Repeat every line of the data exactly, but not the pictures.

-- BEGIN Provided material --

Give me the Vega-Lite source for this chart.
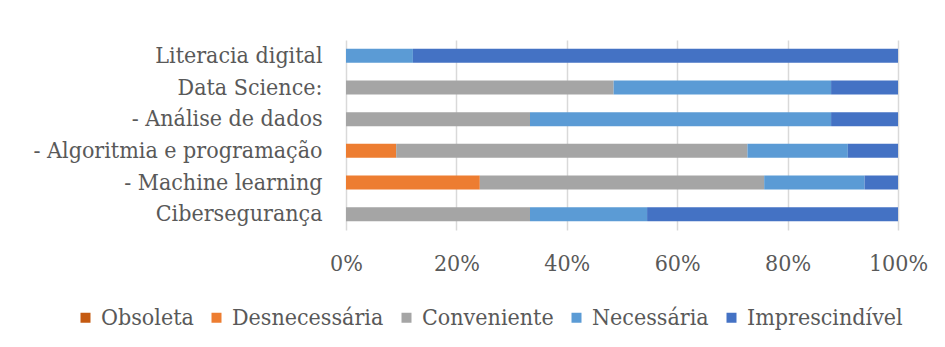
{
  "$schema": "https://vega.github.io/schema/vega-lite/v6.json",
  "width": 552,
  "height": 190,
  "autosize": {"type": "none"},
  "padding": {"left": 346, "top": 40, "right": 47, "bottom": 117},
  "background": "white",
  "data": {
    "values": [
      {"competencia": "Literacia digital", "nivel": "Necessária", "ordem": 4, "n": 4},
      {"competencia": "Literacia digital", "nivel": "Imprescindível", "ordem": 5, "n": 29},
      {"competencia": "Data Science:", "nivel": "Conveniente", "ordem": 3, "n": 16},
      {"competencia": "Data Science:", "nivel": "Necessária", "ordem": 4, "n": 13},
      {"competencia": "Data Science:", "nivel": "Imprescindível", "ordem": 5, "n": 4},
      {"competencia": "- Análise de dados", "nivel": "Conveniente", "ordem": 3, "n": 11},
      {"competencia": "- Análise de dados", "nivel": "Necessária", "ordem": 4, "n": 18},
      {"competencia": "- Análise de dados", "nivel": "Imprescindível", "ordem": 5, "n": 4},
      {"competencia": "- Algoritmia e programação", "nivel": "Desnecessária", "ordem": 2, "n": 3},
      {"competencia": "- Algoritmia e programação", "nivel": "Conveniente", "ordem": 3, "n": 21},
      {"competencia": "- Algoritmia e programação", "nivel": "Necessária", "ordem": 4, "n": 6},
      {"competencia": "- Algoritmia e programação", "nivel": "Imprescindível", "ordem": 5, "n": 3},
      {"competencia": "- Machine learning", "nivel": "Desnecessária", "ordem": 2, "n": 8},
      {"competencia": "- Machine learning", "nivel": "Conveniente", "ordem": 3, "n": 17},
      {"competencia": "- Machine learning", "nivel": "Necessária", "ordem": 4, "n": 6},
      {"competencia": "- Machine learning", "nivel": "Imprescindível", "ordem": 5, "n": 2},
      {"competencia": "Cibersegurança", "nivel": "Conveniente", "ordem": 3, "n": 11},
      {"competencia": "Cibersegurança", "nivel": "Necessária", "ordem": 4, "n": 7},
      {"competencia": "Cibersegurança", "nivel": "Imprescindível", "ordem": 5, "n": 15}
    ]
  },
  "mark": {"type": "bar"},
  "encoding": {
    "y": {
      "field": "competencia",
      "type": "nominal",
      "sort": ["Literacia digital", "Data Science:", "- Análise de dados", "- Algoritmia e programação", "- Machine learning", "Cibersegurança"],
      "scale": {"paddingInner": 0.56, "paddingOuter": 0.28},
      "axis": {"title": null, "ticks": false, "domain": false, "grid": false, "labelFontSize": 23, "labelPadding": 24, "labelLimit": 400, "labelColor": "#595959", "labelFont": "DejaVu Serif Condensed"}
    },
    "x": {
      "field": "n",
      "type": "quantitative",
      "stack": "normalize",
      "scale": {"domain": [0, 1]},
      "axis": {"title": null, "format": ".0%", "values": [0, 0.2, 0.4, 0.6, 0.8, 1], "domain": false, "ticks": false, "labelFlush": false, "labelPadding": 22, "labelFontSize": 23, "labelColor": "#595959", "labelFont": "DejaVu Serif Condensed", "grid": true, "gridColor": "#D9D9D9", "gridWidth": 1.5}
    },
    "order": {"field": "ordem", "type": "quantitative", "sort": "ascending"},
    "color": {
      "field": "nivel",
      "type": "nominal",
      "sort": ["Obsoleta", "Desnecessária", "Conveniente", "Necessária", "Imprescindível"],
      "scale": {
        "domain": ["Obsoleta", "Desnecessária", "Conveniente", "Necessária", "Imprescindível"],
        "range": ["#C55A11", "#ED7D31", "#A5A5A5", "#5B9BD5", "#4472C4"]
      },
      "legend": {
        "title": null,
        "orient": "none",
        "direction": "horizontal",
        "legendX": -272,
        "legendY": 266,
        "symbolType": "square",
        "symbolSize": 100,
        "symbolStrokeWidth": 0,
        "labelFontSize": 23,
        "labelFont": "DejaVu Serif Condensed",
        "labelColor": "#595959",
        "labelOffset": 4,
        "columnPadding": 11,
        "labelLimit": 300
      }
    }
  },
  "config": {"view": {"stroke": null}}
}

-- END Provided material --

▶ **Response**
Give me the Vega-Lite source for this chart.
{
  "$schema": "https://vega.github.io/schema/vega-lite/v6.json",
  "width": 552,
  "height": 190,
  "autosize": {"type": "none"},
  "padding": {"left": 346, "top": 40, "right": 47, "bottom": 117},
  "background": "white",
  "data": {
    "values": [
      {"competencia": "Literacia digital", "nivel": "Necessária", "ordem": 4, "n": 4},
      {"competencia": "Literacia digital", "nivel": "Imprescindível", "ordem": 5, "n": 29},
      {"competencia": "Data Science:", "nivel": "Conveniente", "ordem": 3, "n": 16},
      {"competencia": "Data Science:", "nivel": "Necessária", "ordem": 4, "n": 13},
      {"competencia": "Data Science:", "nivel": "Imprescindível", "ordem": 5, "n": 4},
      {"competencia": "- Análise de dados", "nivel": "Conveniente", "ordem": 3, "n": 11},
      {"competencia": "- Análise de dados", "nivel": "Necessária", "ordem": 4, "n": 18},
      {"competencia": "- Análise de dados", "nivel": "Imprescindível", "ordem": 5, "n": 4},
      {"competencia": "- Algoritmia e programação", "nivel": "Desnecessária", "ordem": 2, "n": 3},
      {"competencia": "- Algoritmia e programação", "nivel": "Conveniente", "ordem": 3, "n": 21},
      {"competencia": "- Algoritmia e programação", "nivel": "Necessária", "ordem": 4, "n": 6},
      {"competencia": "- Algoritmia e programação", "nivel": "Imprescindível", "ordem": 5, "n": 3},
      {"competencia": "- Machine learning", "nivel": "Desnecessária", "ordem": 2, "n": 8},
      {"competencia": "- Machine learning", "nivel": "Conveniente", "ordem": 3, "n": 17},
      {"competencia": "- Machine learning", "nivel": "Necessária", "ordem": 4, "n": 6},
      {"competencia": "- Machine learning", "nivel": "Imprescindível", "ordem": 5, "n": 2},
      {"competencia": "Cibersegurança", "nivel": "Conveniente", "ordem": 3, "n": 11},
      {"competencia": "Cibersegurança", "nivel": "Necessária", "ordem": 4, "n": 7},
      {"competencia": "Cibersegurança", "nivel": "Imprescindível", "ordem": 5, "n": 15}
    ]
  },
  "mark": {"type": "bar"},
  "encoding": {
    "y": {
      "field": "competencia",
      "type": "nominal",
      "sort": ["Literacia digital", "Data Science:", "- Análise de dados", "- Algoritmia e programação", "- Machine learning", "Cibersegurança"],
      "scale": {"paddingInner": 0.56, "paddingOuter": 0.28},
      "axis": {"title": null, "ticks": false, "domain": false, "grid": false, "labelFontSize": 23, "labelPadding": 24, "labelLimit": 400, "labelColor": "#595959", "labelFont": "DejaVu Serif Condensed"}
    },
    "x": {
      "field": "n",
      "type": "quantitative",
      "stack": "normalize",
      "scale": {"domain": [0, 1]},
      "axis": {"title": null, "format": ".0%", "values": [0, 0.2, 0.4, 0.6, 0.8, 1], "domain": false, "ticks": false, "labelFlush": false, "labelPadding": 22, "labelFontSize": 23, "labelColor": "#595959", "labelFont": "DejaVu Serif Condensed", "grid": true, "gridColor": "#D9D9D9", "gridWidth": 1.5}
    },
    "order": {"field": "ordem", "type": "quantitative", "sort": "ascending"},
    "color": {
      "field": "nivel",
      "type": "nominal",
      "sort": ["Obsoleta", "Desnecessária", "Conveniente", "Necessária", "Imprescindível"],
      "scale": {
        "domain": ["Obsoleta", "Desnecessária", "Conveniente", "Necessária", "Imprescindível"],
        "range": ["#C55A11", "#ED7D31", "#A5A5A5", "#5B9BD5", "#4472C4"]
      },
      "legend": {
        "title": null,
        "orient": "none",
        "direction": "horizontal",
        "legendX": -272,
        "legendY": 266,
        "symbolType": "square",
        "symbolSize": 100,
        "symbolStrokeWidth": 0,
        "labelFontSize": 23,
        "labelFont": "DejaVu Serif Condensed",
        "labelColor": "#595959",
        "labelOffset": 4,
        "columnPadding": 11,
        "labelLimit": 300
      }
    }
  },
  "config": {"view": {"stroke": null}}
}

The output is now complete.